Oil investments on unsteady ground globally
Crude oil prices traded near their lowest marks in more than week on the New York commodities market today, as traders of the fuel continued to speculate that the tumbling economies of Europe and the U.S. will undermine global demand. China’s recent announcement that it fully expects the world to dip into another recession also took a toll on oil investments.
The oil commodity futures fluctuated between gains and losses, before finally settling lower on the commodity index for the day, reporting decreases for a third consecutive session. Crude oil was continually affected by strong signs of economic collapse in Europe, where French and Belgian bonds are now well on their way to reaching the same highs that caused the fall of Greece, Italy and Spain. Spain’s own new austerity-minded government is yielding little results in curbing the dismal global outlook for the debt-addled country.
Germany remains the largest and at the moment, most sustainable economy in the euro zone; however, worse than expected growth projections in the nation may cause a misstep in Europe’s sole remaining domestic line of support, driving oil investments down along the way.
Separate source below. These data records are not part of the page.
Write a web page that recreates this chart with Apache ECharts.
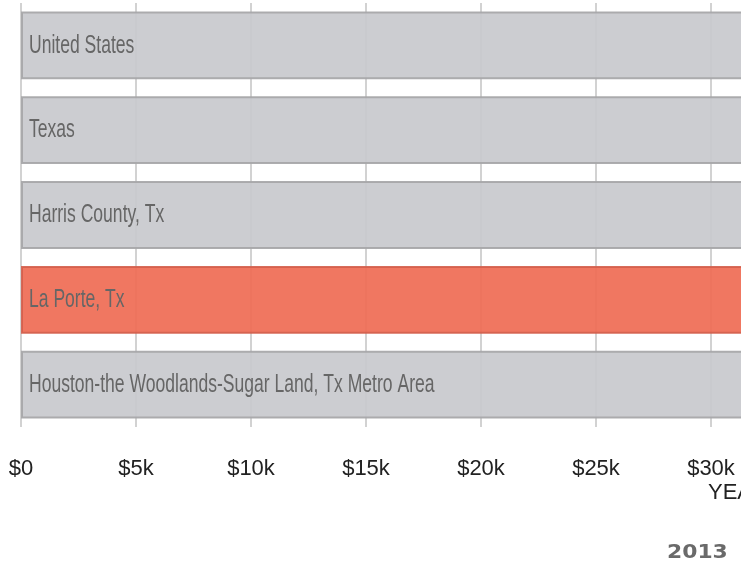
<!DOCTYPE html>
<html>
<head>
<meta charset="utf-8">
<script src="https://cdn.jsdelivr.net/npm/echarts@6/dist/echarts.min.js"></script>
<style>
  html, body { margin: 0; padding: 0; overflow: hidden; background: #fff; }
  #wrap { width: 741px; height: 565px; overflow: hidden; }
  #chart { width: 1700px; height: 565px; }
</style>
</head>
<body>
<div id="wrap"><div id="chart"></div></div>
<script>
  // places, top to bottom
  var places = ['United States', 'Texas', 'Harris County, Tx', 'La Porte, Tx', 'Houston-the Woodlands-Sugar Land, Tx Metro Area']
  // median household income 2013 (bars run off the right edge of the picture)
  var income = [53046, 51900, 53822, 68000, 58689]
  var highlight = 'La Porte, Tx'
  var yearLabel = '2013'

  var chart = echarts.init(document.getElementById('chart'))
  chart.setOption({
    animation: false,
    grid: {
      left: 21,
      top: 3,
      width: 1610,
      height: 424
    },
    xAxis: {
      type: 'value',
      min: 0,
      max: 70000,
      interval: 5000,
      axisLine: { show: false },
      axisTick: { show: false },
      splitLine: {
        show: true,
        lineStyle: { color: '#d2d2d2', width: 2 }
      },
      axisLabel: {
        margin: 31,
        fontSize: 22,
        color: '#222',
        fontFamily: 'Liberation Sans, Arial, sans-serif',
        formatter: function (v) {
          return v === 0 ? '$0' : '$' + v / 1000 + 'k'
        }
      }
    },
    yAxis: {
      type: 'category',
      inverse: true,
      data: places,
      axisLine: { show: false },
      axisTick: { show: false },
      axisLabel: { show: false }
    },
    series: [
      {
        type: 'bar',
        barCategoryGap: '20%',
        data: income.map(function (v, i) {
          var hot = places[i] === highlight
          return {
            value: v,
            itemStyle: {
              color: hot ? '#ef6b54' : '#c8c9cd',
              borderColor: hot ? '#d4604d' : '#a6a6a8',
              borderWidth: 2,
              opacity: 0.92
            }
          }
        })
      }
    ]
  })

  // bar names in a condensed look: real text squeezed horizontally,
  // placed at each bar's start via the chart's own scales
  var graphics = places.map(function (name) {
    var pt = chart.convertToPixel({ gridIndex: 0 }, [0, name])
    return {
      type: 'text',
      x: pt[0] + 8,
      y: pt[1],
      scaleX: 0.675,
      style: {
        text: name,
        fontSize: 26,
        fill: '#666',
        fontFamily: 'Liberation Sans, Arial, sans-serif',
        verticalAlign: 'middle'
      },
      z: 10
    }
  })
  graphics.push({
    type: 'text',
    left: 708,
    top: 482,
    style: {
      text: 'YEAR',
      fontSize: 22,
      fill: '#222',
      fontFamily: 'Liberation Sans, Arial, sans-serif'
    }
  })
  graphics.push({
    type: 'text',
    x: 667,
    y: 553,
    scaleX: 1.15,
    style: {
      text: yearLabel,
      fontSize: 19,
      fontWeight: 'bold',
      fill: '#6a6a6a',
      fontFamily: 'DejaVu Sans, sans-serif',
      verticalAlign: 'middle'
    }
  })
  chart.setOption({ graphic: graphics })
</script>
</body>
</html>
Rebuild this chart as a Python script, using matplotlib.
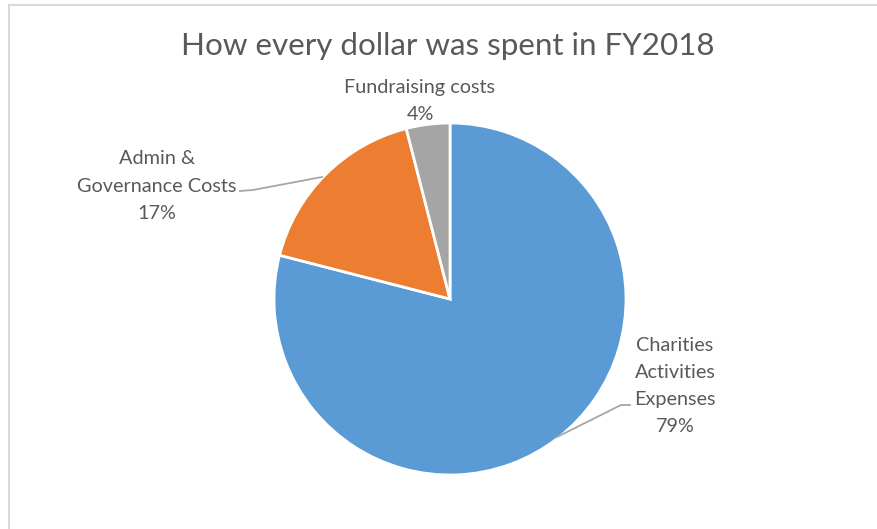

West Texas Intermediate crude oil futures for delivery in January lost 25 cents to settle at $96.67 per barrel in electronic trading on the New York Mercantile Exchange. The American contract has posted tremendous gains over the past seven weeks, yet failed to sustain its rallies in the face of continues pressure from Europe.
Brent crude oil prices for January settlement lost nominal 4 cents to end the day at $106.84 per barrel on the London-based ICE Futures Exchange. Oil investments in the European contract saw some support from the escalating political tension in Iran and Syria.
Crude oil in the U.S. may see great support in the coming year, when the Seaway pipeline connecting U.S. storage hubs in Oklahoma with the refineries along the Gulf Coast begins producing results.